In case you’ve missed the latest reality TV dating show spectacle, let me enlighten you. NBC’s Age of Love put The Guy, aka 30-year-old Aussie tennis pro Mark Philippoussis, in the awkwardest of positions when it presented the flock of ladies from which he’ll select his Ms. Right-or, if reality TV dating show tradition holds, his Ms. Right Now. Billed an “experiment,” the show aims to determine whether age matters; ergo, when the first group of ladies-forty-somethings, sensitively dubbed the “cougars” on the show’s promos-introduced themselves to Philippoussis, each told him her name and then : her age. Unsurprisingly, Philippoussis appeared utterly dumbfounded. The first episode proceeded with the standard televised matchmaking fare-group dates, “alone time”-before ending with a bomb: the arrival of a group of fresh-faced, fresh-out-of-college twenty-somethings, the “kittens.” And when you pit cougars against kittens, the fallout’s bound to get a bit : catty. Ahem.
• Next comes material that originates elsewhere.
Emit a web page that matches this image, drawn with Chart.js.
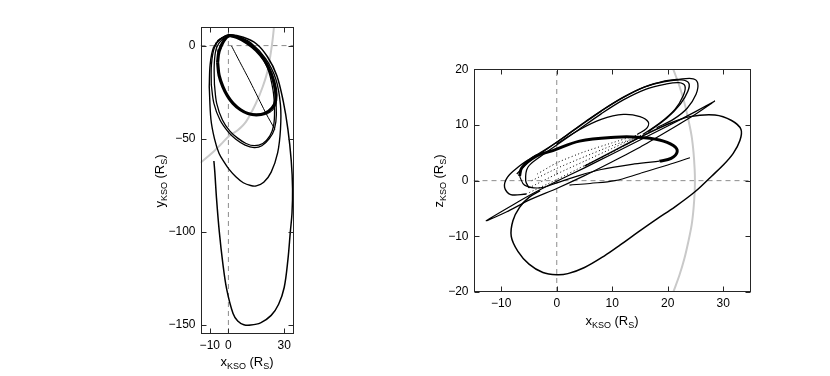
<!DOCTYPE html>
<html>
<head>
<meta charset="utf-8">
<script src="https://cdn.jsdelivr.net/npm/chart.js@4.4.1/dist/chart.umd.min.js"></script>
<style>
  html, body { margin:0; padding:0; background:#fff; }
  #wrap { position:relative; width:830px; height:376px; overflow:hidden; font-family:'Liberation Sans', Arial, Helvetica, sans-serif; }
  .cv { position:absolute; top:0; }
  .ttl { position:absolute; font-size:13px; color:#000; white-space:nowrap; line-height:16px; height:16px; text-align:center; }
  .ttl sub { font-size:9px; line-height:0; vertical-align:-3px; }
  .rot { width:60px; transform:rotate(-90deg); transform-origin:30px 8px; }
</style>
</head>
<body>
<div id="wrap">
  <canvas id="c1" class="cv" width="415" height="376" style="left:0"></canvas>
  <canvas id="c2" class="cv" width="415" height="376" style="left:415px"></canvas>
  <div class="ttl" style="left:217px; width:60px; top:354px;">x<sub>KSO</sub> (R<sub>S</sub>)</div>
  <div class="ttl" style="left:582px; width:60px; top:313px;">x<sub>KSO</sub> (R<sub>S</sub>)</div>
  <div class="ttl rot" style="left:130px; top:173px;">y<sub>KSO</sub> (R<sub>S</sub>)</div>
  <div class="ttl rot" style="left:409px; top:173px;">z<sub>KSO</sub> (R<sub>S</sub>)</div>
</div>
<script>
// ---------- tick values ----------
const xyTicksX = [-10, 0, 30];
const xyTicksY = [0, -50, -100, -150];
const xzTicksX = [-10, 0, 10, 20, 30];
const xzTicksY = [-20, -10, 0, 10, 20];

// ---------- left panel (x–y) ----------
const xyZeroV = [[0, -155], [0, 10]];
const xyZeroH = [[-15, 0], [35, 0]];
const xyBoundary = [[24.7, 12], [23.5, 1], [21.2, -13], [18.5, -22], [14.8, -31], [9.4, -41], [5, -45.5], [0.4, -48.6], [-4, -53], [-8.5, -57.5], [-15, -63]];
const xyBig = [[-6,2.5],[-2,5],[0.5,5.8],[8,4.5],[15,1],[21,-6],[26,-16],[29.5,-30],[32,-45],[33.8,-62],[34.5,-77],[34.2,-90],[33.3,-100],[32,-115],[30,-130],[27,-139],[23,-145],[17.3,-149],[12,-150.2],[8.3,-150],[5,-148],[2.5,-144],[-0.9,-131],[-3,-117],[-4.9,-100],[-6.4,-82],[-7.3,-68],[-7.8,-62]];
const xyLoop75 = [[-10.3,-22],[-9.4,-39.6],[-7.5,-50],[-5,-58],[-2,-63],[0.4,-66.5],[4,-70.5],[8,-73.7],[12,-75.2],[15,-75.4],[19,-73.5],[23,-68],[26.5,-57.5],[28,-45],[28,-32],[25.5,-18],[20,-7],[12,1.5],[5,5],[0.5,5.5],[-4.5,3.5],[-8,-1],[-9.8,-10],[-10.3,-22]];
const xyLoop55a = [[-9.2,-21],[-7.8,-31],[-4.5,-40],[0,-46.5],[4,-50.3],[9,-53.5],[13.9,-54.8],[18,-53.8],[22,-50],[24.7,-45],[25.8,-37],[25,-25],[22,-13],[16,-3],[8,3.5],[0.5,5.5],[-4,3.8],[-7.5,-1],[-9.1,-10],[-9.2,-21]];
const xyLoop55b = [[-7.5,-21],[-6.3,-31],[-3.2,-40],[0.8,-46],[4.8,-49.6],[9.5,-52.6],[14,-53.8],[18.5,-52.6],[22.3,-48.5],[24.3,-43],[24.8,-35],[24,-24],[21,-12],[15,-2.5],[8,3],[1,5],[-3.5,3.2],[-6.5,-1.5],[-7.6,-10],[-7.5,-21]];
const xyThick = [[-5.8,-9],[-5,-3],[-2.5,2.5],[0.5,5.3],[5,4.2],[10,1.5],[15,-2.5],[19.5,-8],[23,-15],[25.3,-23],[25.4,-29.5],[23.5,-33.5],[19.5,-36.5],[15,-37.2],[10.5,-36.5],[6.5,-34.5],[2.5,-31],[-0.5,-27],[-3,-22],[-5,-16],[-5.8,-9]];
const xyThin = [[1.7,-0.2],[6,-8.5],[11,-18],[16,-28],[20.5,-37],[25,-45]];
const xyThin2 = [[0.5,5.5],[7,3.8],[13,0],[18.5,-6],[22.5,-14],[25,-22],[25.8,-30],[24,-34.5],[20.5,-37]];
const xyHook = [[-7,1.5],[-5.5,-4],[-3,0.5]];

// ---------- right panel (x–z) ----------
const xzZeroV = [[0, -20], [0, 20]];
const xzZeroH = [[-15, 0], [35, 0]];
const xzBoundary = [[21,20],[22.1,17],[23,14],[23.7,11],[24.3,8],[24.65,5],[24.85,2],[24.9,0],[24.85,-2],[24.65,-5],[24.3,-8],[23.7,-11],[23,-14],[22.1,-17],[21,-20]];
const xzLower = [[5,2.6],[10,5.2],[15,7.8],[20.4,10.3],[24,11.5],[28.5,11.8],[31.5,10.8],[33.2,9.2],[33,7.2],[31.8,4.9],[30,2.8],[27.9,0.8],[24.9,-2],[21.3,-4.7],[18,-6.9],[14.7,-9.2],[11.5,-11.5],[8.6,-13.5],[5,-15.6],[2,-16.7],[0,-16.9],[-2.5,-16.5],[-5,-15],[-7,-12.7],[-8.2,-10],[-7.9,-7.2],[-6.7,-4.8],[-5,-3],[-3,-1.8]];
const xzSpike = [[28.5,14.3],[25,12.4],[20,9.8],[15,7.3],[10,4.8],[5,2.3],[0,-0.1],[-4.3,-2.3],[-8,-4.4],[-12.7,-7.2],[-9,-5.6],[-5,-3.5],[0,-1.4],[5,0.9],[10,3.4],[15,6],[20,8.9],[24.5,11.6],[28.5,14.3]];
const xzThin = [[2.3,-0.8],[6,-0.5],[10.5,0],[15,1.3],[20,2.8],[24,4.1]];
const xzUpper1 = [[-5.5,-2.4],[-8.3,-2.5],[-9.4,-1.2],[-8.9,0.6],[-7,2.4],[-5,3.8],[-3,5],[0,6.9],[4,9.7],[8,12.5],[12,15],[16,16.9],[19.5,17.8],[22.5,18.1],[23.8,17.5],[23.6,16],[22.3,13.8],[19.8,11.2],[16.5,8.8]];
const xzUpper2 = [[-5,-1.3],[-5.6,0],[-5.2,2.4],[-3,4.3],[0,6.4],[4,9.2],[8,12],[12,14.5],[16,16.4],[19.5,17.3],[22,17.6],[23.1,17],[22.8,15.3],[21.3,12.8],[18.5,10.3],[15.5,8.3]];
const xzUpper3 = [[-7.2,1.2],[-5.2,3.3],[-2,5.5],[1,7.6],[5,10.5],[10,13.8],[15,16.5],[19,17.8],[22,18.2],[24.6,18.3],[25.4,17.5],[25.1,15.5],[23.5,13],[21,11],[18,9.5]];
const xzMiddle = [[0,6.6],[4,9.1],[8,11],[12,11.9],[15,11.5],[16.5,10.5],[16.2,9.4],[14.5,8.3]];
const xzThickTop = [[-6.7,0.8],[-6.3,2.3],[-3.7,4.4],[-0.7,5.4],[4.1,7.1],[10.5,7.8],[14.7,7.8],[18.5,7.3],[21,6.3],[21.7,5.2],[20.6,4],[18.5,3.5]];
const xzThickLow = [[18.5,3.5],[14,3],[8,2],[3,0.6],[0,-0.4],[-3,-1.3],[-5.8,-0.8],[-6.7,0.8]];
const xzDot1 = [[-5.5,-2.4],[0,0.2],[5,2.7],[10,5.1],[16.5,8.6]];
const xzDot2 = [[-5,-1.3],[0,1.2],[5,3.5],[10,5.8],[15.5,8.3]];
const xzDot3 = [[-4.5,0],[0,2.2],[5,4.3],[10,6.3],[15,7.9]];
const xzDot4 = [[-3.5,1.2],[0,3.2],[5,5.2],[10,6.8],[14.5,8.2]];

// ---------- helpers ----------
const FONT = "'Liberation Sans', Arial, Helvetica, sans-serif";
function ds(pts, extra) {
  return Object.assign({
    data: pts.map(p => ({x: p[0], y: p[1]})),
    showLine: true, pointRadius: 0, pointHoverRadius: 0,
    borderColor: '#000', borderWidth: 1.3, tension: 0.35, fill: false, order: 0
  }, extra || {});
}
const zeroStyle = {borderColor: '#8c8c8c', borderWidth: 1, borderDash: [5, 4], tension: 0, order: 10};
const boundStyle = {borderColor: '#c9c9c9', borderWidth: 2, order: 9};
const dotStyle = {borderWidth: 1, borderDash: [1, 2.5], tension: 0.2};
const fmt = v => v < 0 ? '\u2212' + Math.abs(v) : String(v);

const framePlugin = {
  id: 'frame',
  afterDatasetsDraw(chart) {
    const {ctx, chartArea: a, scales: {x, y}} = chart;
    ctx.save();
    ctx.strokeStyle = '#262626';
    ctx.lineWidth = 1;
    const L = Math.round(a.left) + 0.5, R = Math.round(a.right) - 0.5;
    const T = Math.round(a.top) + 0.5, B = Math.round(a.bottom) - 0.5;
    ctx.strokeRect(L, T, R - L, B - T);
    const len = 5;
    ctx.beginPath();
    x.ticks.forEach(t => {
      const px = Math.round(x.getPixelForValue(t.value)) + 0.5;
      ctx.moveTo(px, B); ctx.lineTo(px, B - len);
      ctx.moveTo(px, T); ctx.lineTo(px, T + len);
    });
    y.ticks.forEach(t => {
      const py = Math.round(y.getPixelForValue(t.value)) + 0.5;
      ctx.moveTo(L, py); ctx.lineTo(L + len, py);
      ctx.moveTo(R, py); ctx.lineTo(R - len, py);
    });
    ctx.stroke();
    ctx.restore();
  }
};

function makeChart(id, datasets, xr, yr, xt, yt, pad, yW) {
  return new Chart(document.getElementById(id), {
    type: 'scatter',
    data: {datasets},
    plugins: [framePlugin],
    options: {
      responsive: false, animation: false, devicePixelRatio: 1,
      layout: {padding: pad},
      plugins: {legend: {display: false}, tooltip: {enabled: false}},
      events: [],
      scales: {
        x: {
          type: 'linear', position: 'bottom', min: xr[0], max: xr[1],
          afterBuildTicks: s => { s.ticks = xt.map(v => ({value: v})); },
          afterFit: s => { s.height = 24; },
          grid: {display: false, drawTicks: false}, border: {display: false},
          ticks: {callback: fmt, padding: 4, color: '#000', font: {family: FONT, size: 12}, maxRotation: 0, autoSkip: false}
        },
        y: {
          type: 'linear', position: 'left', min: yr[0], max: yr[1],
          afterBuildTicks: s => { s.ticks = yt.map(v => ({value: v})); },
          afterFit: s => { s.width = yW; },
          grid: {display: false, drawTicks: false}, border: {display: false},
          ticks: {callback: fmt, padding: 5, color: '#000', font: {family: FONT, size: 12}, autoSkip: false}
        }
      }
    }
  });
}

makeChart('c1', [
  ds(xyThick, {borderWidth: 3.2}),
  ds(xyBig, {borderWidth: 1.5}),
  ds(xyLoop75, {borderWidth: 1.4}),
  ds(xyLoop55a),
  ds(xyLoop55b),
  ds(xyThin, {borderWidth: 1, tension: 0.2}),
  ds(xyThin2, {borderWidth: 1}),
  ds(xyHook, {borderWidth: 1, tension: 0.2}),
  ds(xyBoundary, boundStyle),
  ds(xyZeroV, zeroStyle),
  ds(xyZeroH, zeroStyle)
], [-15, 35], [-155, 10], xyTicksX, xyTicksY, {left: 150.5, right: 121.5, top: 27, bottom: 18}, 50);

makeChart('c2', [
  ds(xzThickTop, {borderWidth: 3}),
  ds(xzThickLow, {borderWidth: 1.2}),
  ds(xzLower, {borderWidth: 1.5}),
  ds(xzSpike, {borderWidth: 1.2, tension: 0.2}),
  ds(xzThin, {borderWidth: 1.1}),
  ds(xzUpper1, {borderWidth: 1.4}),
  ds(xzUpper2, {borderWidth: 1.3}),
  ds(xzUpper3, {borderWidth: 1.3}),
  ds(xzMiddle, {borderWidth: 1.3}),
  ds(xzDot1, dotStyle),
  ds(xzDot2, dotStyle),
  ds(xzDot3, dotStyle),
  ds(xzDot4, dotStyle),
  ds(xzBoundary, boundStyle),
  ds(xzZeroV, zeroStyle),
  ds(xzZeroH, zeroStyle)
], [-15, 35], [-20, 20], xzTicksX, xzTicksY, {left: 18.5, right: 79, top: 69.3, bottom: 60}, 40);
</script>
</body>
</html>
As for what to make of it, I’m torn. On the one hand, of course, it’s disgusting, dogged by the general offensiveness of any dating show that features a bunch of women lining up in front of one man, pleading “Pick me!” Clever cougar/kitten metaphor notwithstanding, no one wants to be reduced to her age. (Are all older women cunning huntresses: secure, successful, just a little bit desperate? Are all younger women wide-eyed innocents: immature, playful, just a little bit dumb?)

On the other hand, it brings up an interesting issue. Society barely bats an eye at a May-December couple, but when the tables are turned and it’s a December-May arrangement, or hell, even a September-July situation we’re talking about, tongues begin a-waggin’. But the times, they are a-changin’. Although (or maybe because) the hot-mamma/trophy-guy thing is subversive, it exudes a certain Letters-to-Penthouse-Fantasy type appeal. This is, after all, the era of the MILF, Botox, Demi and Ashton. And perhaps this is what biology intended: Men are younger when hitting their sexual peaks, and they die younger, too.

So, which way will he go? I couldn’t care less. At its core, the show screams simply, “Trashy, Mindless Entertainment Here,” and for that, I’ll be watching. Meow.